Os cinco diretores que formam a diretoria colegiada da Agência Nacional de Vigilância Sanitária (Anvisa) receberam, na última quinta-feira (28/10), um e-mail com ameaça de morte em caso de uma eventual aprovação de vacinas para crianças entre 5 e 11 anos. A ameaça aconteceu um dia depois de a farmacêutica Pfizer informar que pedirá à Anvisa, no próximo mês, a autorização para que a vacina contra a covid-19 Comirnarty possa ser aplicada em crianças dessa faixa etária. Apesar do foco atual da agência ser a deliberação de imunizantes contra a covid-19, o autor das ameaças não citou a aprovação de nenhuma vacina específica.
No e-mail endereçado às cinco diretorias da agência, o autor das ameaças afirma que, se houver a “aprovação da Anvisa para a vacinação experimental em crianças de 5 a 11 anos“, irá retirar o filho da escola.
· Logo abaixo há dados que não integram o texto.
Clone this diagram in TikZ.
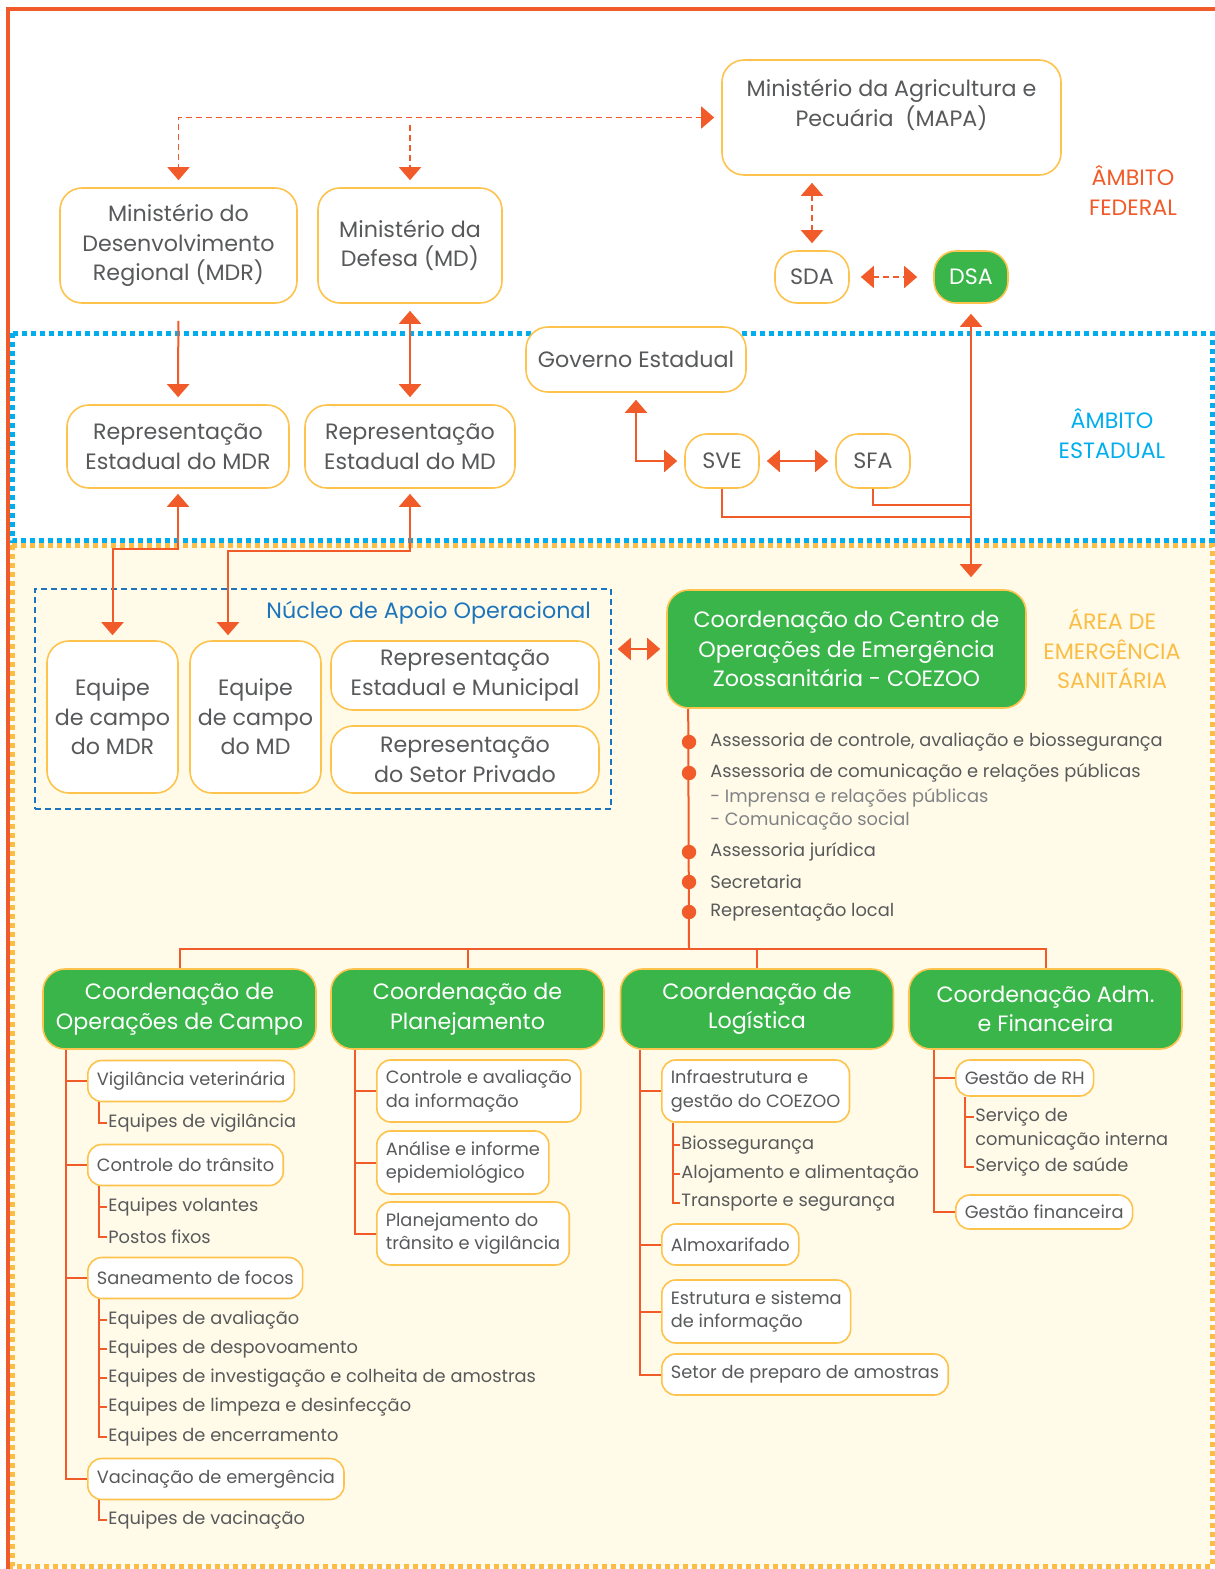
\documentclass[tikz,border=0pt]{standalone}
\usepackage{fontspec}
\setmainfont{Poppins}
\usetikzlibrary{arrows.meta, positioning, calc}

\definecolor{orng}{RGB}{241,90,41}
\definecolor{boxyel}{RGB}{253,195,77}
\definecolor{coegreen}{RGB}{57,181,74}
\definecolor{dotblue}{RGB}{0,174,239}
\definecolor{nucblue}{RGB}{28,117,188}
\definecolor{bgyel}{RGB}{255,251,232}
\definecolor{txtgray}{RGB}{88,89,91}
\definecolor{lightgray}{RGB}{128,130,133}
\definecolor{areayel}{RGB}{251,189,70}

\newcommand{\fbig}{\fontsize{11.1}{14.75}\selectfont}
\newcommand{\fsmall}{\fontsize{8.9}{11.6}\selectfont}

\begin{document}
\begin{tikzpicture}[x=0.5pt, y=-0.5pt,
  >={Triangle[width=11pt,length=6.5pt]},
  minbox/.style={draw=boxyel, line width=0.8pt, fill=white, rounded corners=11pt,
    align=center, text=txtgray, font=\fbig, inner sep=2pt},
  coebox/.style={minbox, fill=coegreen, text=white},
  subbox/.style={draw=boxyel, line width=0.8pt, fill=white, rounded corners=7pt,
    align=left, text=txtgray, font=\fsmall, anchor=west, inner xsep=4.5pt, inner ysep=2pt},
  leaftext/.style={text=txtgray, font=\fsmall, anchor=west, align=left, inner xsep=0.5pt, inner ysep=1pt},
  scopelabel/.style={font=\fbig, align=center},
  link/.style={draw=orng, line width=1pt, shorten >=3.5pt, shorten <=3.5pt},
  dlink/.style={link, line width=0.8pt, dash pattern=on 3pt off 2pt},
  branch/.style={draw=orng, line width=1pt},
  twig/.style={draw=orng, line width=0.7pt}
]
  \useasboundingbox (0,0) rectangle (1215,1569);

  % Regions
  \fill[bgyel] (12,545) rectangle (1212,1566);
  \draw[areayel, line width=2.5pt, dash pattern=on 2.5pt off 2pt] (12,545) rectangle (1212,1566);
  \draw[dotblue, line width=2.5pt, dash pattern=on 2.5pt off 2pt] (12,333) rectangle (1212,540);
  \draw[orng, line width=1.6pt] (8,1575) -- (8,9) -- (1222,9);

  % Federal level
  \node[minbox, minimum width=169.5pt, minimum height=57.5pt] (mapa) at (891.5,117.5)
    {Ministério da Agricultura e\\Pecuária\ \ (MAPA)\\\mbox{}};
  \node[minbox, minimum width=118.5pt, minimum height=57.5pt] (mdr) at (178.5,245.5)
    {Ministério do\\Desenvolvimento\\Regional (MDR)};
  \node[minbox, minimum width=92pt, minimum height=57.5pt] (md) at (410,245.5)
    {Ministério da\\Defesa (MD)};
  \node[minbox, minimum width=37pt, minimum height=26pt] (sda) at (812,277) {SDA};
  \node[coebox, minimum width=37pt, minimum height=26pt] (dsa) at (971,277) {DSA};
  \node[scopelabel, text=orng] (fed) at (1133,190.5) {ÂMBITO\\FEDERAL};

  % State level
  \node[minbox, minimum width=110pt, minimum height=32.5pt] (gov) at (636,359.5) {Governo Estadual};
  \node[minbox, minimum width=111pt, minimum height=41.5pt] (repmdr) at (178,446.5)
    {Representação\\Estadual do MDR};
  \node[minbox, minimum width=105pt, minimum height=41.5pt] (repmd) at (410,446.5)
    {Representação\\Estadual do MD};
  \node[minbox, minimum width=37pt, minimum height=27pt] (sve) at (722,461) {SVE};
  \node[minbox, minimum width=37pt, minimum height=27pt] (sfa) at (873,461) {SFA};
  \node[scopelabel, text=dotblue] (est) at (1112,433.5) {ÂMBITO\\ESTADUAL};

  % Emergency area
  \node[draw=nucblue, line width=0.75pt, dash pattern=on 3pt off 2pt,
    minimum width=288pt, minimum height=110pt] (nuc) at (323,699) {};
  \node[text=nucblue, font=\fbig, anchor=east] (nuclabel) at (598,613) {Núcleo de Apoio Operacional};
  \node[minbox, minimum width=65.5pt, minimum height=76pt] (eqmdr) at (112.5,717)
    {Equipe\\de campo\\do MDR};
  \node[minbox, minimum width=65.5pt, minimum height=76pt] (eqmd) at (255.5,717)
    {Equipe\\de campo\\do MD};
  \node[minbox, minimum width=134pt, minimum height=34.5pt] (repem) at (465,675.5)
    {Representação\\Estadual e Municipal};
  \node[minbox, minimum width=134pt, minimum height=33.5pt] (repsp) at (465,759.5)
    {Representação\\do Setor Privado};
  \node[coebox, minimum width=179.5pt, minimum height=59pt] (coe) at (846.5,649)
    {Coordenação do Centro de\\Operações de Emergência\\Zoossanitária - COEZOO};
  \node[scopelabel, text=areayel] (emg) at (1112,649) {ÁREA DE\\EMERGÊNCIA\\SANITÁRIA};

  % Connections between levels
  \draw[dlink, <->] (mapa.west) -| (mdr.north);
  \draw[dlink, ->] (md.north |- mapa.west) -- (md.north);
  \draw[dlink, <->] (sda.north |- mapa.south) -- (sda.north);
  \draw[dlink, <->, shorten <=5.5pt, shorten >=8pt] (sda) -- (dsa);
  \draw[link, ->, shorten <=8.5pt] (mdr) -- (repmdr);
  \draw[link, <->] (md) -- (repmd);
  \draw[link, <->] (gov.south) |- (sve.west);
  \draw[link, <->] (sve) -- (sfa);
  \draw[link, <->, shorten <=5pt, shorten >=6pt] (dsa.south) -- (dsa.south |- coe.north);
  \coordinate (jsfa) at (971,505);
  \coordinate (jsve) at (971,517);
  \draw[branch] (sfa.south) |- (jsfa);
  \draw[branch] (sve.south) |- (jsve);
  \draw[link, <->, shorten <=2.5pt, shorten >=2.5pt] (repmdr.south) -- ++(0,60) -| (eqmdr.north);
  \draw[link, <->, shorten <=2.5pt, shorten >=2.5pt] (repmd.south) -- ++(0,62) -| ([xshift=-13.75pt]eqmd.north);
  \draw[link, <->, shorten <=3pt, shorten >=3pt] (nuc.east |- coe.west) -- (coe.west);

  % COEZOO staff
  \coordinate (bus) at (689,949);
  \draw[branch] ([xshift=11pt]coe.south west) -- (bus);
  \foreach \y/\t [count=\i] in {742/{Assessoria de controle, avaliação e biossegurança},
      773/{Assessoria de comunicação e relações públicas}, 852/{Assessoria jurídica},
      882/{Secretaria}, 912/{Representação local}} {
    \fill[orng] (689,\y) circle (3.6pt);
    \node[leaftext] (ass\i) at (709,\y) {\t};
  }
  \node[leaftext, text=lightgray, anchor=north west] (imp) at (709,786)
    {- Imprensa e relações públicas\\- Comunicação social};

  % Coordinations
  \node[coebox, minimum width=136.5pt, minimum height=40pt] (campo) at (179.5,1009)
    {Coordenação de\\Operações de Campo};
  \node[coebox, minimum width=136.5pt, minimum height=40pt] (plan) at (467.5,1009)
    {Coordenação de\\Planejamento};
  \node[coebox, minimum width=136.5pt, minimum height=40pt] (logi) at (757,1009)
    {Coordenação de\\Logística};
  \node[coebox, minimum width=136.5pt, minimum height=40pt] (adm) at (1045.5,1009)
    {Coordenação Adm.\\e Financeira};
  \foreach \c in {campo, plan, logi, adm} {
    \draw[branch] (bus) -| (\c.north);
  }

  % Field operations
  \node[subbox, minimum height=20.5pt] (vig) at (87,1081) {Vigilância veterinária};
  \node[subbox, minimum height=20.5pt] (trans) at (87,1165) {Controle do trânsito};
  \node[subbox, minimum height=20.5pt] (san) at (87,1278) {Saneamento de focos};
  \node[subbox, minimum height=20.5pt] (vac) at (87,1479) {Vacinação de emergência};
  \foreach \n in {vig, trans, san, vac} {
    \draw[branch] ([xshift=12pt]campo.south west) |- (\n.west);
  }
  \node[leaftext] (ev) at (107,1123) {Equipes de vigilância};
  \draw[twig] ([xshift=6pt]vig.south west) |- (ev.west);
  \foreach \y/\t [count=\i] in {1207/{Equipes volantes}, 1237/{Postos fixos}} {
    \node[leaftext] (tr\i) at (107,\y) {\t};
    \draw[twig] ([xshift=6pt]trans.south west) |- (tr\i.west);
  }
  \foreach \y/\t [count=\i] in {1320/{Equipes de avaliação}, 1349/{Equipes de despovoamento},
      1378/{Equipes de investigação e colheita de amostras},
      1407/{Equipes de limpeza e desinfecção}, 1437/{Equipes de encerramento}} {
    \node[leaftext] (sa\i) at (107,\y) {\t};
    \draw[twig] ([xshift=6pt]san.south west) |- (sa\i.west);
  }
  \node[leaftext] (evac) at (107,1520) {Equipes de vacinação};
  \draw[twig] ([xshift=6pt]vac.south west) |- (evac.west);

  % Planning
  \node[subbox, minimum height=31pt] (cav) at (376,1091) {Controle e avaliação\\da informação};
  \node[subbox, minimum height=31.5pt] (ana) at (376,1162.5) {Análise e informe\\epidemiológico};
  \node[subbox, minimum height=31.5pt] (ptv) at (376,1233.5) {Planejamento do\\trânsito e vigilância};
  \foreach \n in {cav, ana, ptv} {
    \draw[branch] ([xshift=12.5pt]plan.south west) |- (\n.west);
  }

  % Logistics
  \node[subbox, minimum height=31pt] (infra) at (661,1091) {Infraestrutura e\\gestão do COEZOO};
  \node[subbox, minimum height=20.5pt] (almox) at (661,1244.5) {Almoxarifado};
  \node[subbox, minimum height=31.5pt] (estr) at (661,1311.5) {Estrutura e sistema\\de informação};
  \node[subbox, minimum height=20.5pt] (setor) at (661,1374.5) {Setor de preparo de amostras};
  \foreach \n in {infra, almox, estr, setor} {
    \draw[branch] ([xshift=10pt]logi.south west) |- (\n.west);
  }
  \foreach \y/\t [count=\i] in {1145/{Biossegurança}, 1174/{Alojamento e alimentação},
      1203/{Transporte e segurança}} {
    \node[leaftext] (in\i) at (680,\y) {\t};
    \draw[twig] ([xshift=6pt]infra.south west) |- (in\i.west);
  }

  % Administration and finance
  \node[subbox, minimum height=18pt] (rh) at (955,1078) {Gestão de RH};
  \node[subbox, minimum height=17pt] (fin) at (955,1212) {Gestão financeira};
  \foreach \n in {rh, fin} {
    \draw[branch] ([xshift=13pt]adm.south west) |- (\n.west);
  }
  \node[leaftext, anchor=north west] (srvc) at (974,1106) {Serviço de\\comunicação interna};
  \node[leaftext] (srvs) at (974,1167) {Serviço de saúde};
  \draw[twig] ([xshift=5pt]rh.south west) |- ([yshift=-5.5pt]srvc.north west);
  \draw[twig] ([xshift=5pt]rh.south west) |- (srvs.west);
\end{tikzpicture}
\end{document}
Logo depois, avisa: “Quem atentar contra a segurança do meu filho será morto”. Diante da gravidade do ocorrido, a Anvisa informou, ontem, por meio de nota, “que oficiou imediatamente às autoridades policiais e o Ministério Público, nos âmbitos Federal, Estadual e Distrital, entre outras, para adoção das medidas cabíveis". Instituições escolares do Paraná e os secretários de Saúde e Educação do estado também foram alvo das mesmas ameaças feitas aos diretores da Anvisa.
A diretoria colegiada da agência ganhou notoriedade, pois é responsável pela deliberação de normas relacionadas à pandemia da covid-19. O grupo já aprovou, por exemplo, o uso emergencial de vacinas contra a covid-19 no início deste ano. No entanto, apesar do autor das ameaças falar na aprovação de vacinas para crianças de 5 a 11 anos de idade, a Anvisa ainda não aprovou nenhum imunizante contra a covid-19 para essa faixa etária.
Na última quarta-feira (27), a farmacêutica Pfizer indicou que pedirá à Anvisa, em novembro, autorização para que a vacina contra o novo coronavírus Comirnarty possa ser aplicada em crianças dessa faixa etária. Ainda ontem, a agência reguladora dos Estados Unidos (FDA, sigla em inglês), autorizou que a vacina da Pfizer seja aplicada em crianças de 5 a 11 anos no país após o comitê independente da agência recomendar o uso do imunizante nesta faixa etária.
Autorização
Atualmente, no Brasil, não há nenhum pedido para que a Anvisa avalie a eficácia e a segurança das vacinas contra covid-19 para crianças. Mas, em agosto, a diretoria colegiada da agência avaliou e negou a autorização de uso emergencial da vacina contra a covid-19 CoronaVac em crianças a partir de 3 anos. Por unanimidade, os diretores consideraram que ainda não havia dados suficientes para aprovar o uso do imunizante neste grupo formado por crianças a partir de 3 anos até adolescentes com 17 anos.
No Brasil, a única vacina contra a covid-19 aprovada pela Anvisa para ser usada em pessoas com menos de 18 anos é a da Pfizer. O imunizante pode ser aplicado em adolescentes de 12 a 17 anos e já é utilizado na imunização de adolescentes com e sem comorbidades do país.
Repúdio
Diante da ameaça aos diretores, a Associação dos Servidores da Anvisa (Univisa) manifestou preocupação com o fato. “Trata-se de exemplo que demonstra o que ocorre quando a circulação de notícias falsas, o negacionismo científico e o discurso de ódio são levados às últimas consequências. Ao longo da história, quando o fanatismo e o extremismo são incentivados e encontram solo fértil nas sociedades, o resultado é sempre de terror e retrocesso”, disse a Univisa, em nota de repúdio divulgada após o episódio.
Para a associação de servidores, a ameaça foi vista como tentativa de intimidar e direcionar a decisão dos diretores em uma futura avaliação de autorização emergencial do uso de vacinas contra a covid-19 em crianças de 5 a 11 anos. Os servidores reafirmaram o “compromisso com a verdade, com a ciência, com as boas-práticas regulatórias e com a defesa incansável das prerrogativas institucionais da Anvisa”.
A Comissão de Ética da agência também repudiou o ato e afirmou que os dirigentes atuam pautados nos princípios éticos e respeitam a autonomia técnica dos servidores “que tem como base o rigor científico, cumprindo seu compromisso com a saúde pública visando à segurança da população brasileira”. “A Anvisa tem dados provas cotidianas de que tem se pautado pela ética pública, primando pela eficiência de seus serviços à população'', ressaltou.